* [Task details]
Write every line out verbatim and omit the pictures.

(Rows from a dataset of charts and code)
— Begin —
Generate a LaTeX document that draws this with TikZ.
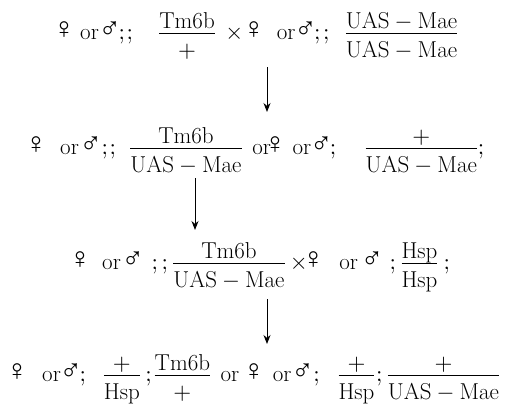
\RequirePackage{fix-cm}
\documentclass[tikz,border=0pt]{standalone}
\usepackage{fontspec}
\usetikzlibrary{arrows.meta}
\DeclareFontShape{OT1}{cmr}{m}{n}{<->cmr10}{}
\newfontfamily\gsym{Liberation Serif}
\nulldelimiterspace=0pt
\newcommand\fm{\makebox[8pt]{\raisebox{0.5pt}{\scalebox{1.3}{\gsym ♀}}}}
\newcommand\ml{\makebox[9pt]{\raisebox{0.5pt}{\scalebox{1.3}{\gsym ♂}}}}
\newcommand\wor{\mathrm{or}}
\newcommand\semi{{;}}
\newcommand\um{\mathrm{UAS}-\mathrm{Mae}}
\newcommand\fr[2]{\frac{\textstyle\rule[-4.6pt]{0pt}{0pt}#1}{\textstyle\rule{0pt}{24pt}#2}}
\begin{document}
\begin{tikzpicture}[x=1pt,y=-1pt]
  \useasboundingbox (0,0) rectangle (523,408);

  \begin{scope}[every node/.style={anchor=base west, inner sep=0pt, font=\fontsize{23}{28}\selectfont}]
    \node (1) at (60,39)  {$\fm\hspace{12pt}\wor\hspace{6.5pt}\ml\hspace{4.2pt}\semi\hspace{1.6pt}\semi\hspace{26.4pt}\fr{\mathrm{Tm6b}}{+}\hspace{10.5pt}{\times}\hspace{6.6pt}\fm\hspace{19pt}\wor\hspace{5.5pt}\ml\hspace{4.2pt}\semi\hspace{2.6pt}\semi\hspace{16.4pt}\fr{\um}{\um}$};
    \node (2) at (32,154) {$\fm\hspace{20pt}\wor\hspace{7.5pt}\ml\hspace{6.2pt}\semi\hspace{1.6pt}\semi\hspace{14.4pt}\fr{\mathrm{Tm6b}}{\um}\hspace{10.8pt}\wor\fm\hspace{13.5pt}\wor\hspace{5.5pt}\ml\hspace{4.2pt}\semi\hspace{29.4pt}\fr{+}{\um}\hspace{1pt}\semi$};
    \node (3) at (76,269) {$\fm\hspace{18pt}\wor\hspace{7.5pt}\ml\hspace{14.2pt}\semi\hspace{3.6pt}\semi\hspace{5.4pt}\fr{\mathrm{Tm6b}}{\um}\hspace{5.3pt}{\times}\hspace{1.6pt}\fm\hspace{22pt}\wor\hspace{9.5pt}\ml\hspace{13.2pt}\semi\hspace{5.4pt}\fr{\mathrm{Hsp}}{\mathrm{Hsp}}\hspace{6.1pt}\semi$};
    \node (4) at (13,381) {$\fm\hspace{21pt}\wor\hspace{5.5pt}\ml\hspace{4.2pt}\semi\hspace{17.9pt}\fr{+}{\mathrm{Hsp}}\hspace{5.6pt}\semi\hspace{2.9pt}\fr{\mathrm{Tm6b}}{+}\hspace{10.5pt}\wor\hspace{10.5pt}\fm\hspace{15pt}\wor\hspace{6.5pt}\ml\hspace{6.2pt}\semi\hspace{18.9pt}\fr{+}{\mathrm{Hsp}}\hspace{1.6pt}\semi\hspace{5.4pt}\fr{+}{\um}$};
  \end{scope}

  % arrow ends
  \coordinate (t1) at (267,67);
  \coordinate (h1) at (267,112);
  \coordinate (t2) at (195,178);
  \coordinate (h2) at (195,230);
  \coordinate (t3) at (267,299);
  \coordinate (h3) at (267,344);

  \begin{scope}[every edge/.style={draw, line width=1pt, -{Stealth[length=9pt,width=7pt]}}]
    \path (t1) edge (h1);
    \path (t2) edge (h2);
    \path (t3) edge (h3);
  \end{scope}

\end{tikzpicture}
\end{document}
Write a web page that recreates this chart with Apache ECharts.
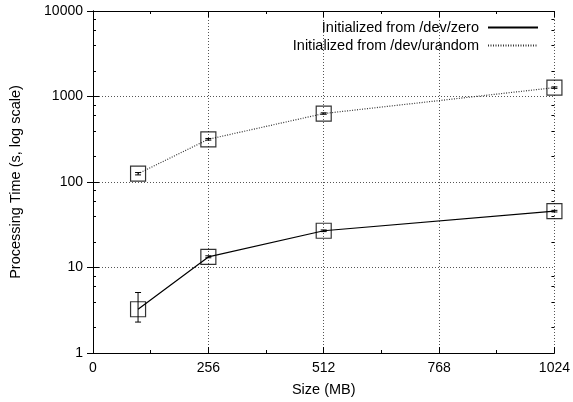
— End —
* [Answer below]
Generate a LaTeX document that draws this with TikZ.
\RequirePackage{fix-cm}
\documentclass[tikz,border=0pt]{standalone}
\usepackage{fontspec}
\usetikzlibrary{arrows.meta}
\DeclareFontShape{OT1}{cmr}{m}{n}{<->cmr10}{}
\newfontfamily\gsym{Liberation Serif}
\nulldelimiterspace=0pt
\newcommand\fm{\makebox[8pt]{\raisebox{0.5pt}{\scalebox{1.3}{\gsym ♀}}}}
\newcommand\ml{\makebox[9pt]{\raisebox{0.5pt}{\scalebox{1.3}{\gsym ♂}}}}
\newcommand\wor{\mathrm{or}}
\newcommand\semi{{;}}
\newcommand\um{\mathrm{UAS}-\mathrm{Mae}}
\newcommand\fr[2]{\frac{\textstyle\rule[-4.6pt]{0pt}{0pt}#1}{\textstyle\rule{0pt}{24pt}#2}}
\begin{document}
\begin{tikzpicture}[x=1pt,y=-1pt]
  \useasboundingbox (0,0) rectangle (523,408);

  \begin{scope}[every node/.style={anchor=base west, inner sep=0pt, font=\fontsize{23}{28}\selectfont}]
    \node (1) at (60,39)  {$\fm\hspace{12pt}\wor\hspace{6.5pt}\ml\hspace{4.2pt}\semi\hspace{1.6pt}\semi\hspace{26.4pt}\fr{\mathrm{Tm6b}}{+}\hspace{10.5pt}{\times}\hspace{6.6pt}\fm\hspace{19pt}\wor\hspace{5.5pt}\ml\hspace{4.2pt}\semi\hspace{2.6pt}\semi\hspace{16.4pt}\fr{\um}{\um}$};
    \node (2) at (32,154) {$\fm\hspace{20pt}\wor\hspace{7.5pt}\ml\hspace{6.2pt}\semi\hspace{1.6pt}\semi\hspace{14.4pt}\fr{\mathrm{Tm6b}}{\um}\hspace{10.8pt}\wor\fm\hspace{13.5pt}\wor\hspace{5.5pt}\ml\hspace{4.2pt}\semi\hspace{29.4pt}\fr{+}{\um}\hspace{1pt}\semi$};
    \node (3) at (76,269) {$\fm\hspace{18pt}\wor\hspace{7.5pt}\ml\hspace{14.2pt}\semi\hspace{3.6pt}\semi\hspace{5.4pt}\fr{\mathrm{Tm6b}}{\um}\hspace{5.3pt}{\times}\hspace{1.6pt}\fm\hspace{22pt}\wor\hspace{9.5pt}\ml\hspace{13.2pt}\semi\hspace{5.4pt}\fr{\mathrm{Hsp}}{\mathrm{Hsp}}\hspace{6.1pt}\semi$};
    \node (4) at (13,381) {$\fm\hspace{21pt}\wor\hspace{5.5pt}\ml\hspace{4.2pt}\semi\hspace{17.9pt}\fr{+}{\mathrm{Hsp}}\hspace{5.6pt}\semi\hspace{2.9pt}\fr{\mathrm{Tm6b}}{+}\hspace{10.5pt}\wor\hspace{10.5pt}\fm\hspace{15pt}\wor\hspace{6.5pt}\ml\hspace{6.2pt}\semi\hspace{18.9pt}\fr{+}{\mathrm{Hsp}}\hspace{1.6pt}\semi\hspace{5.4pt}\fr{+}{\um}$};
  \end{scope}

  % arrow ends
  \coordinate (t1) at (267,67);
  \coordinate (h1) at (267,112);
  \coordinate (t2) at (195,178);
  \coordinate (h2) at (195,230);
  \coordinate (t3) at (267,299);
  \coordinate (h3) at (267,344);

  \begin{scope}[every edge/.style={draw, line width=1pt, -{Stealth[length=9pt,width=7pt]}}]
    \path (t1) edge (h1);
    \path (t2) edge (h2);
    \path (t3) edge (h3);
  \end{scope}

\end{tikzpicture}
\end{document}
Write a web page that recreates this chart with Apache ECharts.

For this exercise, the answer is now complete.